[start AVAILABLE DATA]

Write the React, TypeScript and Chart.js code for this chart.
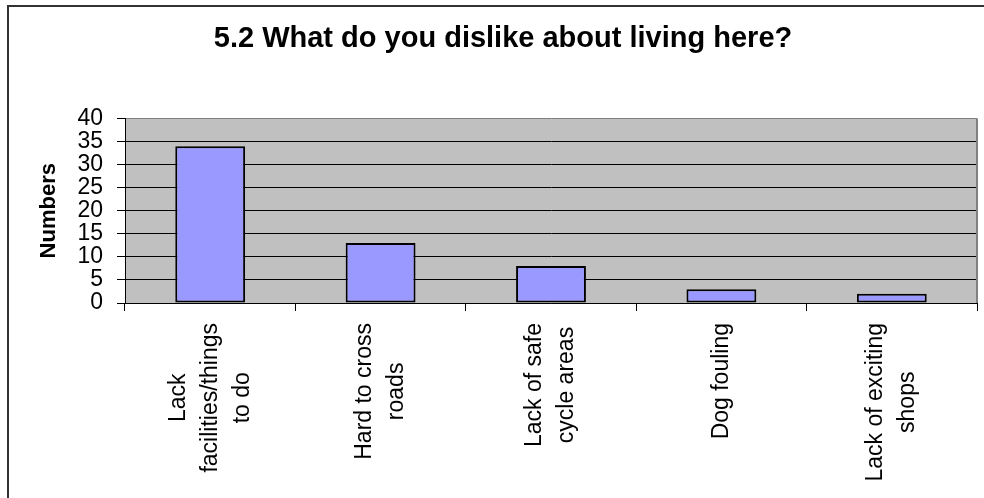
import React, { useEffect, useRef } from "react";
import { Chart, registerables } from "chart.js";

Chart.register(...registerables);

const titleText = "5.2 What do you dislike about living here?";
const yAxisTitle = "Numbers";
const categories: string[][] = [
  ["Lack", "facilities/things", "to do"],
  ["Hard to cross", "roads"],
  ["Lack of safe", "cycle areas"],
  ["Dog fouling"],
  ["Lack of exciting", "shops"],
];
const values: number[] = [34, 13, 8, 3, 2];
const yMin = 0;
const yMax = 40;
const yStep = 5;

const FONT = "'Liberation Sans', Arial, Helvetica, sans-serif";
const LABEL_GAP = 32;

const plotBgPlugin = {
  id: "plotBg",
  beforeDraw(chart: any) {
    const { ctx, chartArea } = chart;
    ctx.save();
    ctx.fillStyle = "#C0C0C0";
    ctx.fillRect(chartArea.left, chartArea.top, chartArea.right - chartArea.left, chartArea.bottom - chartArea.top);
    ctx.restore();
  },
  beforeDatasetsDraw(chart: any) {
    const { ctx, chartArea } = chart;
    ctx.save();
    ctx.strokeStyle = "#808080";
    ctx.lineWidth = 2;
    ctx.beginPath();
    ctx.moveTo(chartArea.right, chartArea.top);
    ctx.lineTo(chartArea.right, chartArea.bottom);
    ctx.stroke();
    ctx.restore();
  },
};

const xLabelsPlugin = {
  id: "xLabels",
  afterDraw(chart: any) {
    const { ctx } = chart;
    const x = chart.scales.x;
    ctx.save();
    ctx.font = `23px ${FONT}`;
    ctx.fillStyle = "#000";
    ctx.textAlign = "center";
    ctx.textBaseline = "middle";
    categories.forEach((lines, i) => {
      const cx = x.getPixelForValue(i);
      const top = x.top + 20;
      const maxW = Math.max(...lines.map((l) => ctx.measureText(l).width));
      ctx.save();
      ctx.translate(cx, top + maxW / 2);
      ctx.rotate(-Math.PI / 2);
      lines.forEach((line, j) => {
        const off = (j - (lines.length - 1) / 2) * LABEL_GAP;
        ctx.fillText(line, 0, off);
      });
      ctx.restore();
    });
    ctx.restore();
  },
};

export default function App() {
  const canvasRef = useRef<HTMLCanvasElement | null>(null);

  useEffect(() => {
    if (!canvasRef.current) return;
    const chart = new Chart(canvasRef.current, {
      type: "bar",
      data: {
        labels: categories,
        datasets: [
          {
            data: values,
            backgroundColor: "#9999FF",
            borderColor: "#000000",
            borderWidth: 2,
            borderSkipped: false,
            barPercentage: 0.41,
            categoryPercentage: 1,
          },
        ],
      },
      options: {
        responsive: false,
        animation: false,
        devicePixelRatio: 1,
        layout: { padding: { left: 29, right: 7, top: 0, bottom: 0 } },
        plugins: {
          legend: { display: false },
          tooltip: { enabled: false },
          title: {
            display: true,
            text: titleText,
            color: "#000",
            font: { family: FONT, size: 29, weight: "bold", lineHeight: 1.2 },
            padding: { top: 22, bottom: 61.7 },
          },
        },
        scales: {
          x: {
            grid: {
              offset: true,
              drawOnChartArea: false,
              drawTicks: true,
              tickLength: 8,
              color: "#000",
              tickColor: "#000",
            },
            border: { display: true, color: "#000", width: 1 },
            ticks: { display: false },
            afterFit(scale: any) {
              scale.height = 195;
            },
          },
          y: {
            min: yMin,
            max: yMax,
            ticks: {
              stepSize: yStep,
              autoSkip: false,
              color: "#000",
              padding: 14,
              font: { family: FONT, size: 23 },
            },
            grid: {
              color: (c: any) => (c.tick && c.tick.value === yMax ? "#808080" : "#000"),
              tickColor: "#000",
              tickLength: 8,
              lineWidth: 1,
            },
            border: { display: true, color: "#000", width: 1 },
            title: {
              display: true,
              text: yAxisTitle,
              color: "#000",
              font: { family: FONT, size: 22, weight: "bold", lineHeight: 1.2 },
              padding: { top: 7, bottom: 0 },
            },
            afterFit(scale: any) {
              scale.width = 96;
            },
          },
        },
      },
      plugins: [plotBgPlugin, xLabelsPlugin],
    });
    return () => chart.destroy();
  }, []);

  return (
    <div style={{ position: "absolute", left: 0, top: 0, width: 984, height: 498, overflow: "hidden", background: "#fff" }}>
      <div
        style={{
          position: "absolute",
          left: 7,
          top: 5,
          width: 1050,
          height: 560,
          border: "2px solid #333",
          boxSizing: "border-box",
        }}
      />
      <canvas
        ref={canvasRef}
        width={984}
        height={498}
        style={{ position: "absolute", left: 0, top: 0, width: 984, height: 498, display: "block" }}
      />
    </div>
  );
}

[end AVAILABLE DATA]

WRITTEN PROBLEM:
Pictures stay out. Repeat only the lines from the beginning of the data through the line that has "const LABEL_GAP = 32;".

RESPONSE TO THE TASK:
Write the React, TypeScript and Chart.js code for this chart.
import React, { useEffect, useRef } from "react";
import { Chart, registerables } from "chart.js";

Chart.register(...registerables);

const titleText = "5.2 What do you dislike about living here?";
const yAxisTitle = "Numbers";
const categories: string[][] = [
  ["Lack", "facilities/things", "to do"],
  ["Hard to cross", "roads"],
  ["Lack of safe", "cycle areas"],
  ["Dog fouling"],
  ["Lack of exciting", "shops"],
];
const values: number[] = [34, 13, 8, 3, 2];
const yMin = 0;
const yMax = 40;
const yStep = 5;

const FONT = "'Liberation Sans', Arial, Helvetica, sans-serif";
const LABEL_GAP = 32;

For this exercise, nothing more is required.